Before the pioneering work of Fredrik Barth ethnic groups were generally understood to be social groups that shared a common origin, history, language, and culture. Barth’s contribution to the study of ethnicity was to reject this reifying and essentializing approach, which suggests an equivalence between a race, a culture, a society, and an ethnic group, and offer an alternative approach in which ethnic groups are defined as “categories of ascription and identification” that people use to classify both themselves and others (1969:10). Barth’s aproach allows us to understand how ethnic boundaries are defined and maintained even in situations where there are no “objective” cultural criteria distinguishing between groups, as well as in situations where individuals are able to change their identity by crossing ethnic boundaries and passing from one group to another.2
Nations, like ethnic groups, have traditionally been defined in terms of what they share. Hugh Seton-Watson, for example, defines a nation as “a community of people, whose members are bound together by a sense of solidarity, a commmon culture, a national consciousness” (1977:1). Images of common origin, descent, and history also serve to unite people who define themselves as members of the same nation. Ernest Gellner (1983:7) offers two definitions of a nation. The first— “two men are of the same nation if and only if they share the same culture”—suffers from the same reifying tendencies as traditional definitions of ethnicity. The second—”two men are of the same nation if and only if they recognize each other as belonging to the same nation”— is sensitive to the issues of self-ascription and ascription by others emphasized by Barth. Anderson’s well-known definition of a nation as “an imagined political community” (1983:15) also stresses the fact that nations are socially and culturally constructed through complex historical and political processes.
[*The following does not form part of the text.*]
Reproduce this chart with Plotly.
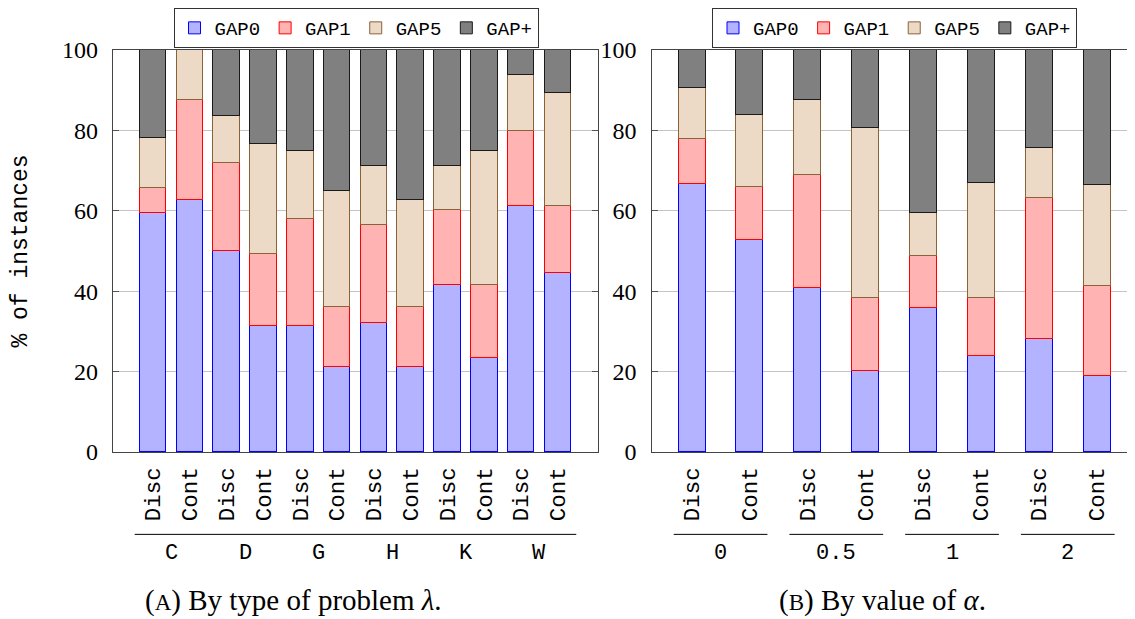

In spite of the similarities that exist between the concept of the ethnic group and that of the nation, several important differences between the two should be noted as well. These differences generally involve size, degree of politicization, and relationship to a specific territory. Nations are large, politicized ethnic groups associated with specific territories over which they seek some degree of autonomy. Nations, as opposed to ethnic groups, in other words, are people who exercise, or hope one day to exercise, sovereignty over a given territory.
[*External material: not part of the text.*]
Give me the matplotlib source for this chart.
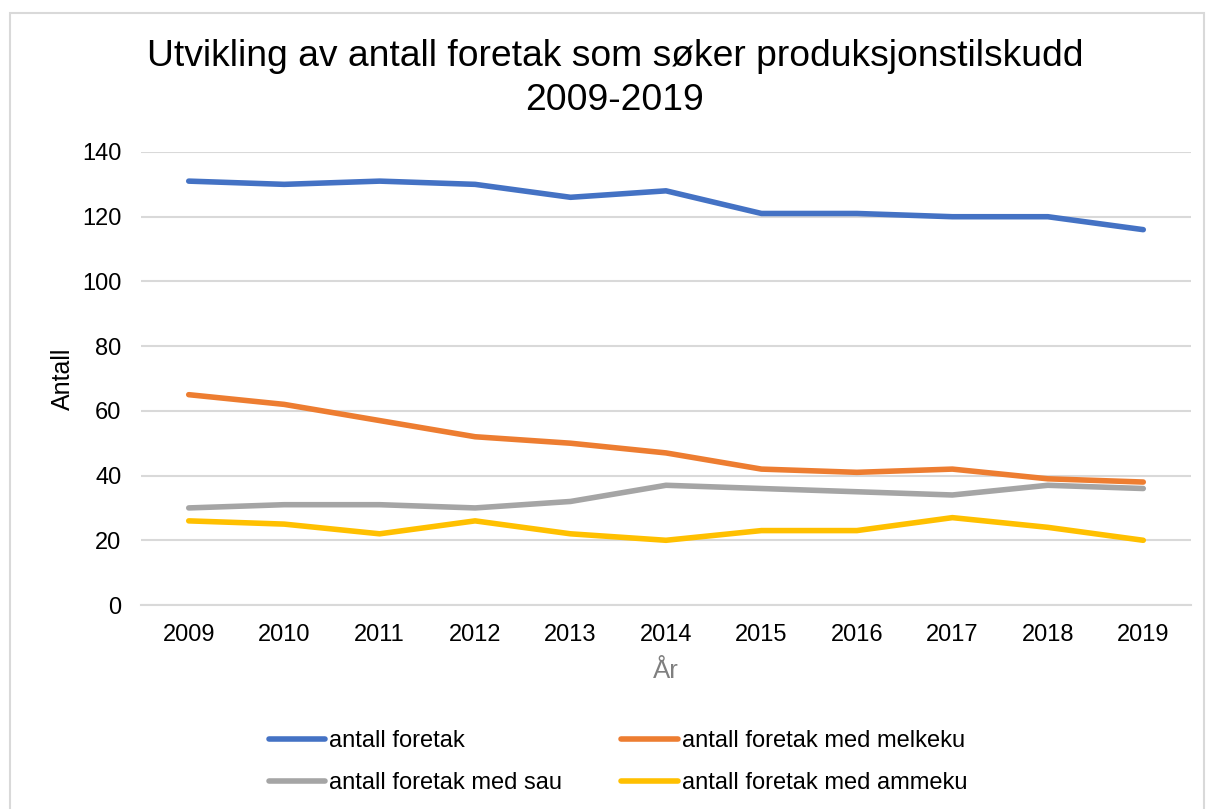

The distinction between a “nation” and a “state” is extremely important. This is particularly true given the misleading way the word “nation” is used in such common expressions as “the United Nations” and “international affairs.” Strictly speaking, in both these phrases the word “state,” rather than “nation,” would be more appropriate. While a nation is, or perhaps more accurately, claims to be a culturally homogeneous social group, a state is “a legal and political organization with the power to require obedience and loyalty from its citizens” (Seton-Wat-son 1977:1); it is “the major political subdivision of the globe” (Connor 1978:379). While states (like the former Soviet Union or the former Yugoslavia) may contain more than one nation, nations (like the Kurds or the Palestinians) may live in several states, none of which are their own.
Nationalism is the political principle according to which “the political and the national unit should be congruent” (Gellner 1983:1). Nations, in other words, should have the right of self-determination, the right to exist as sovereign and independent states. Nationalist ideologies, as Handler (1988:154) points out, are based on assumptions concerning “the existence of a geographically, historically, and culturally unique nation,” which “is believed to be ‘born of and indissolubly linked to a bounded territory and a particular history.” The goal of nationalist movements is to “turn the ethnic group into that more abstract and politicised category, the ‘nation/ and then to establish the latter as the sole criterion of statehood” (Smith 1981 :xii). Their goal, in other words, is to create a territorially bounded political unit, a state, out of a homogeneous cultural community, a nation. A state that emerges from a successful nationalist movement is known as a nation-state—a state, that is, whose political boundaries are the same as those of the nation, a state whose population is homogeneous, whose inhabitants are all members of the same nation.
It is important to remember, as Smith (1981) and Connor (1978) point out, that this ideal-typical nation-state is nowhere nearly as common as successful nationalist ideologies have led us to believe. Many countries that are usually considered to be nation-states, such as France or Spain, in actuality contain one or more ethnic or national minorities. It is a testament to the power of nationalist ideologies that such countries can continue to see themselves, and be seen by others, as ethnically homogeneous nation-states, in spite of the internal nationalist movements that occasionally challenge their legitimacy and at times even threaten their stability.3
The power of nationalist ideologies also poses one of the greatest challenges to the anthropological analysis of nationalism. From a nationalist perspective nations are regarded as natural phenomena of great antiquity, whereas from an anthropological perspective nations are human constructions, cultural products of relatively recent historical processes. In Gellner’s words, “Nations as a natural, God-given way of classifying men, as an inherent though long-delayed political destiny, are a myth; nationalism, which sometimes takes pre-existing cultures and turns them into nations, sometimes invents them, and often obliterates pre-existing cultures: that is a reality” (1983:48).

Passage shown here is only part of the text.